I want to implement a function which will return cartesian product of set, repeated given number. For example

input: {a, b}, 2
output:
aa
ab
bb
ba

input: {a, b}, 3
aaa
aab
aba
baa
bab
bba
bbb

However the only way I can implement it is firstly doing cartesion product for 2 sets("ab", "ab), then from the output of the set, add the same set. Here is pseudo-code:

function product(A, B):
    result = []
    for i in A:
        for j in B:
            result.append([i,j])
    return result
function product1(chars, count):
    result = product(chars, chars)
    for i in range(2, count):
        result = product(result, chars)
    return result

What I want is to start computing directly the last set, without computing all of the sets before it.
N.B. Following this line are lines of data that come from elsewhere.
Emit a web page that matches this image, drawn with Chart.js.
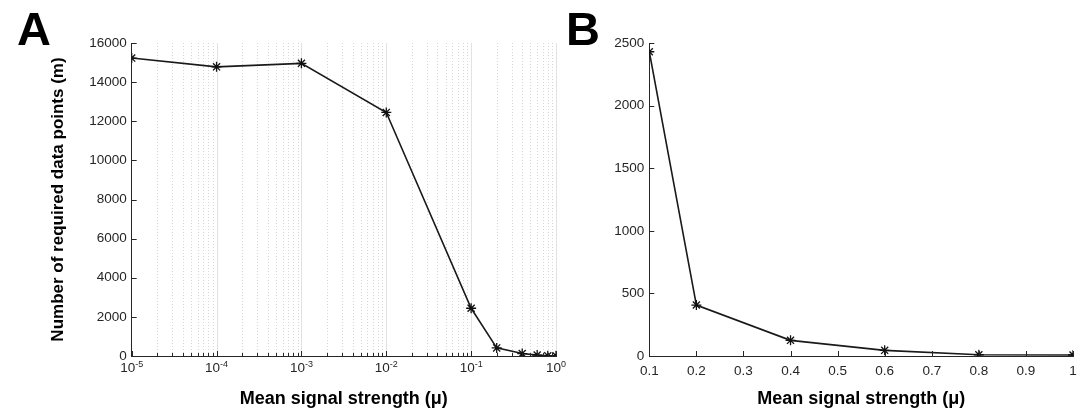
<!DOCTYPE html>
<html>
<head>
<meta charset="utf-8">
<script src="https://cdn.jsdelivr.net/npm/chart.js@4.4.0/dist/chart.umd.min.js"></script>
<style>
  html, body { margin: 0; padding: 0; background: #fff; }
  #wrap { position: relative; width: 1090px; height: 419px; }
  #boxA { position: absolute; left: 0; top: 0; width: 570px; height: 419px; }
  #boxB { position: absolute; left: 555px; top: 0; width: 535px; height: 419px; }
</style>
</head>
<body>
<div id="wrap">
  <div id="boxA"><canvas id="chartA"></canvas></div>
  <div id="boxB"><canvas id="chartB"></canvas></div>
</div>
<script>
// Panel A: log x axis
const muA = [1e-5, 1e-4, 1e-3, 1e-2, 1e-1, 0.2, 0.4, 0.6, 0.8, 1];
const pointsA = [15230, 14780, 14960, 12450, 2440, 415, 125, 45, 10, 8];
const xTicksA = [1e-5, 1e-4, 1e-3, 1e-2, 1e-1, 1];
const xTickExpA = ['-5', '-4', '-3', '-2', '-1', '0'];
const yTicksA = [0, 2000, 4000, 6000, 8000, 10000, 12000, 14000, 16000];

// Panel B: linear x axis
const muB = [0.1, 0.2, 0.4, 0.6, 0.8, 1];
const pointsB = [2430, 407, 125, 45, 10, 8];
const xTicksB = [0.1, 0.2, 0.3, 0.4, 0.5, 0.6, 0.7, 0.8, 0.9, 1];
const xTickLabelsB = ['0.1', '0.2', '0.3', '0.4', '0.5', '0.6', '0.7', '0.8', '0.9', '1'];
const yTicksB = [0, 500, 1000, 1500, 2000, 2500];

const xTitle = 'Mean signal strength (\u03bc)';
const yTitleA = 'Number of required data points (m)';

const FONT = "'Liberation Sans', Arial, sans-serif";
const INK = '#262626';
const TICK_SIZE = 13.5;

// grid lines, inward ticks, power-of-ten labels and panel letter
const matlabAxes = {
    id: 'matlabAxes',
    beforeDatasetsDraw(chart, args, o) {
        if (!o.logGrid) return;
        const ctx = chart.ctx, x = chart.scales.x, a = chart.chartArea;
        ctx.save();
        ctx.lineWidth = 1;
        const lo = Math.round(Math.log10(x.min)), hi = Math.round(Math.log10(x.max));
        ctx.strokeStyle = '#d6d6d6';
        ctx.setLineDash([1, 2]);
        ctx.beginPath();
        for (let e = lo; e < hi; e++) {
            for (let k = 2; k <= 9; k++) {
                const px = Math.round(x.getPixelForValue(k * Math.pow(10, e))) + 0.5;
                ctx.moveTo(px, a.top);
                ctx.lineTo(px, a.bottom);
            }
        }
        ctx.stroke();
        ctx.setLineDash([]);
        ctx.strokeStyle = '#e2e2e2';
        ctx.beginPath();
        x.ticks.forEach(t => {
            const px = Math.round(x.getPixelForValue(t.value)) + 0.5;
            if (px < a.left + 2) return;
            ctx.moveTo(px, a.top);
            ctx.lineTo(px, a.bottom);
        });
        ctx.stroke();
        ctx.restore();
    },
    afterDraw(chart, args, o) {
        const ctx = chart.ctx, a = chart.chartArea, x = chart.scales.x, y = chart.scales.y;
        ctx.save();
        ctx.strokeStyle = INK;
        ctx.lineWidth = 1;
        ctx.beginPath();
        x.ticks.forEach(t => {
            const px = Math.round(x.getPixelForValue(t.value)) + 0.5;
            ctx.moveTo(px, a.bottom);
            ctx.lineTo(px, a.bottom - 5);
        });
        if (o.logGrid) {
            const lo = Math.round(Math.log10(x.min)), hi = Math.round(Math.log10(x.max));
            for (let e = lo; e < hi; e++) {
                for (let k = 2; k <= 9; k++) {
                    const px = Math.round(x.getPixelForValue(k * Math.pow(10, e))) + 0.5;
                    ctx.moveTo(px, a.bottom);
                    ctx.lineTo(px, a.bottom - 3);
                }
            }
        }
        y.ticks.forEach(t => {
            const py = Math.round(y.getPixelForValue(t.value)) + 0.5;
            ctx.moveTo(a.left, py);
            ctx.lineTo(a.left + 5, py);
        });
        ctx.stroke();

        if (o.powerLabels) {
            ctx.fillStyle = INK;
            ctx.textBaseline = 'alphabetic';
            ctx.textAlign = 'left';
            x.ticks.forEach((t, i) => {
                const px = x.getPixelForValue(t.value);
                ctx.font = TICK_SIZE + 'px ' + FONT;
                const w1 = ctx.measureText('10').width;
                ctx.font = '9px ' + FONT;
                const w2 = ctx.measureText(o.powerLabels[i]).width;
                const left = px - (w1 + w2) / 2;
                ctx.font = TICK_SIZE + 'px ' + FONT;
                ctx.fillText('10', left, a.bottom + 16);
                ctx.font = '9px ' + FONT;
                ctx.fillText(o.powerLabels[i], left + w1, a.bottom + 11);
            });
        }

        ctx.fillStyle = '#000';
        ctx.font = 'bold 47px ' + FONT;
        ctx.textBaseline = 'alphabetic';
        ctx.textAlign = 'left';
        ctx.fillText(o.letter, o.letterX, 45);
        ctx.restore();
    }
};

const lineStyle = {
    borderColor: '#1a1a1a',
    borderWidth: 1.6,
    pointStyle: 'star',
    pointRadius: 5,
    pointBorderWidth: 1.3,
    pointBorderColor: '#111',
    pointBackgroundColor: '#111',
    tension: 0,
    fill: false
};

const chartA = new Chart(document.getElementById('chartA'), {
    type: 'line',
    data: {
        datasets: [Object.assign({
            data: muA.map((m, i) => ({ x: m, y: pointsA[i] }))
        }, lineStyle)]
    },
    options: {
        responsive: true,
        maintainAspectRatio: false,
        animation: false,
        layout: { padding: { left: 0, right: 14, top: 43, bottom: 0 } },
        scales: {
            x: {
                type: 'logarithmic',
                min: 1e-5,
                max: 1,
                afterBuildTicks: s => { s.ticks = xTicksA.map(v => ({ value: v })); },
                afterFit: s => { s.height = 63; },
                grid: { display: false, drawTicks: false },
                border: { display: true, color: INK, width: 1 },
                ticks: { display: false },
                title: {
                    display: true,
                    text: xTitle,
                    color: '#000',
                    font: { family: FONT, size: 18, weight: 'bold' },
                    padding: { top: 0, bottom: 9 }
                }
            },
            y: {
                min: 0,
                max: 16000,
                afterBuildTicks: s => { s.ticks = yTicksA.map(v => ({ value: v })); },
                afterFit: s => { s.width = 131.7; },
                grid: { display: false, drawTicks: false },
                border: { display: true, color: INK, width: 1 },
                ticks: {
                    color: INK,
                    padding: 5,
                    font: { family: FONT, size: TICK_SIZE },
                    callback: v => String(v)
                },
                title: {
                    display: true,
                    text: yTitleA,
                    color: '#000',
                    font: { family: FONT, size: 17, weight: 'bold' },
                    padding: { top: 48, bottom: 0 }
                }
            }
        },
        plugins: {
            legend: { display: false },
            tooltip: { enabled: false },
            matlabAxes: { logGrid: true, powerLabels: xTickExpA, letter: 'A', letterX: 17 }
        }
    },
    plugins: [matlabAxes]
});

const chartB = new Chart(document.getElementById('chartB'), {
    type: 'line',
    data: {
        datasets: [Object.assign({
            data: muB.map((m, i) => ({ x: m, y: pointsB[i] }))
        }, lineStyle)]
    },
    options: {
        responsive: true,
        maintainAspectRatio: false,
        animation: false,
        layout: { padding: { left: 0, right: 17, top: 43, bottom: 0 } },
        scales: {
            x: {
                type: 'linear',
                min: 0.1,
                max: 1,
                afterBuildTicks: s => { s.ticks = xTicksB.map(v => ({ value: v })); },
                afterFit: s => { s.height = 63; },
                grid: { display: false, drawTicks: false },
                border: { display: true, color: INK, width: 1 },
                ticks: {
                    color: INK,
                    padding: 7,
                    maxRotation: 0,
                    autoSkip: false,
                    font: { family: FONT, size: TICK_SIZE },
                    callback: (v, i) => xTickLabelsB[i]
                },
                title: {
                    display: true,
                    text: xTitle,
                    color: '#000',
                    font: { family: FONT, size: 18, weight: 'bold' },
                    padding: { top: 0, bottom: 9 }
                }
            },
            y: {
                min: 0,
                max: 2500,
                afterBuildTicks: s => { s.ticks = yTicksB.map(v => ({ value: v })); },
                afterFit: s => { s.width = 94.3; },
                grid: { display: false, drawTicks: false },
                border: { display: true, color: INK, width: 1 },
                ticks: {
                    color: INK,
                    padding: 5,
                    font: { family: FONT, size: TICK_SIZE },
                    callback: v => String(v)
                }
            }
        },
        plugins: {
            legend: { display: false },
            tooltip: { enabled: false },
            matlabAxes: { logGrid: false, letter: 'B', letterX: 11 }
        }
    },
    plugins: [matlabAxes]
});
</script>
</body>
</html>
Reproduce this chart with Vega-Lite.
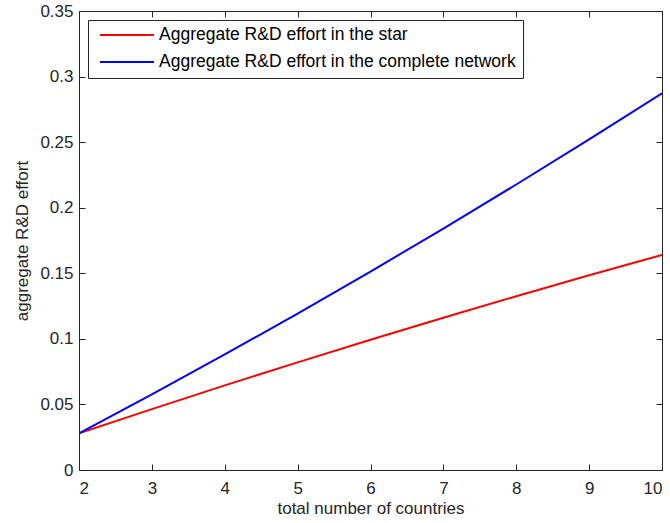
{
  "$schema": "https://vega.github.io/schema/vega-lite/v6.json",
  "width": 583,
  "height": 459,
  "autosize": {"type": "none"},
  "padding": {"left": 79, "top": 11, "right": 8, "bottom": 53},
  "background": "white",
  "config": {
    "font": "Liberation Sans",
    "view": {"stroke": "#262626", "strokeWidth": 1},
    "axis": {
      "grid": false,
      "domainColor": "#262626",
      "tickColor": "#262626",
      "tickSize": -6,
      "labelColor": "#262626",
      "titleColor": "#262626",
      "labelFont": "Liberation Sans",
      "titleFont": "Liberation Sans",
      "labelFontSize": 17,
      "titleFontSize": 17,
      "titleFontWeight": "normal"
    }
  },
  "data": {
    "values": [
      {"n": 2, "effort": 0.028, "series": "Aggregate R&D effort in the star"},
      {"n": 3, "effort": 0.0464, "series": "Aggregate R&D effort in the star"},
      {"n": 4, "effort": 0.0645, "series": "Aggregate R&D effort in the star"},
      {"n": 5, "effort": 0.0821, "series": "Aggregate R&D effort in the star"},
      {"n": 6, "effort": 0.0993, "series": "Aggregate R&D effort in the star"},
      {"n": 7, "effort": 0.1161, "series": "Aggregate R&D effort in the star"},
      {"n": 8, "effort": 0.1325, "series": "Aggregate R&D effort in the star"},
      {"n": 9, "effort": 0.1485, "series": "Aggregate R&D effort in the star"},
      {"n": 10, "effort": 0.164, "series": "Aggregate R&D effort in the star"},
      {"n": 2, "effort": 0.028, "series": "Aggregate R&D effort in the complete network"},
      {"n": 3, "effort": 0.0577, "series": "Aggregate R&D effort in the complete network"},
      {"n": 4, "effort": 0.0881, "series": "Aggregate R&D effort in the complete network"},
      {"n": 5, "effort": 0.1193, "series": "Aggregate R&D effort in the complete network"},
      {"n": 6, "effort": 0.1513, "series": "Aggregate R&D effort in the complete network"},
      {"n": 7, "effort": 0.1841, "series": "Aggregate R&D effort in the complete network"},
      {"n": 8, "effort": 0.2177, "series": "Aggregate R&D effort in the complete network"},
      {"n": 9, "effort": 0.2521, "series": "Aggregate R&D effort in the complete network"},
      {"n": 10, "effort": 0.2873, "series": "Aggregate R&D effort in the complete network"}
    ]
  },
  "layer": [
    {
      "mark": {"type": "line", "strokeWidth": 2, "clip": true},
      "encoding": {
        "x": {
          "field": "n", "type": "quantitative",
          "scale": {"domain": [2, 10], "nice": false, "zero": false},
          "axis": {"orient": "bottom", "values": [2, 3, 4, 5, 6, 7, 8, 9, 10], "labelPadding": 16, "title": "total number of countries", "titlePadding": 4, "format": "d"}
        },
        "y": {
          "field": "effort", "type": "quantitative",
          "scale": {"domain": [0, 0.35], "nice": false},
          "axis": {"orient": "left", "values": [0, 0.05, 0.1, 0.15, 0.2, 0.25, 0.3, 0.35], "format": "~g", "labelPadding": 12, "title": "aggregate R&D effort", "titlePadding": 8}
        },
        "color": {
          "field": "series", "type": "nominal",
          "scale": {
            "domain": ["Aggregate R&D effort in the star", "Aggregate R&D effort in the complete network"],
            "range": ["#ff0000", "#0000ff"]
          },
          "legend": {
            "title": null,
            "orient": "none",
            "legendX": 9,
            "legendY": 9,
            "symbolType": "stroke",
            "symbolSize": 2916,
            "symbolStrokeWidth": 2,
            "symbolOffset": 4,
            "clipHeight": 16,
            "rowPadding": 9,
            "labelFontSize": 17.5,
            "labelFont": "Liberation Sans",
            "labelColor": "#000000",
            "labelOffset": 4,
            "padding": 7,
            "strokeColor": "#262626",
            "fillColor": "white",
            "labelLimit": 500
          }
        }
      }
    },
    {
      "mark": {"type": "line", "strokeOpacity": 0},
      "encoding": {
        "x": {
          "field": "n", "type": "quantitative",
          "axis": {"orient": "top", "values": [2, 3, 4, 5, 6, 7, 8, 9, 10], "labels": false, "title": null}
        },
        "y": {
          "field": "effort", "type": "quantitative",
          "axis": {"orient": "right", "values": [0, 0.05, 0.1, 0.15, 0.2, 0.25, 0.3, 0.35], "labels": false, "title": null}
        },
        "detail": {"field": "series"}
      }
    }
  ]
}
Is this possible, also a solution which will give me similar result, but it isn't cartesian product is acceptable. I don't have problem reading most of the general purpose programming languages, so if you need to post code you can do it in any language you fell comfortable with.

Answer 1

Here's a recursive algorithm that builds S^n without building S^(n-1) "first". Imagine an infinite k-ary tree where |S| = k. Label with the elements of S each of the edges connecting any parent to its k children. An element of S^m can be thought of as any path of length m from the root. The set S^m, in that way of thinking, is the set of all such paths. Now the problem of finding S^n is a problem of enumerating all paths of length n - and we can name a path by considering the sequence of edge labels from beginning to end. We want to directly generate S^n without first enumerating all of S^(n-1), so a depth-first search modified to find all nodes at depth n seems appropriate. This is essentially how the below algorithm works:

// collection to hold generated output
members = []

// recursive function to explore product space
Products(set[1...n], length, current[1...m])

    // if the product we're working on is of the
    // desired length then record it and return
    if m = length then
        members.append(current)
        return

    // otherwise we add each possible value to the end
    // and generate all products of the desired length
    // with the new vector as a prefix
    for i = 1 to n do
        current.addLast(set[i])
        Products(set, length, current)
        currents.removeLast()

// reset the result collection and request the set be generated
members = []
Products([a, b], 3, [])

Now, a breadth-first approach is no less efficient than a depth-first one, and if you think about it would be no different from exactly what you're already doing. Indeed, and approach that generates S^n must necessarily generate S^(n-1) at least once, since that can be found in a solution to S^n.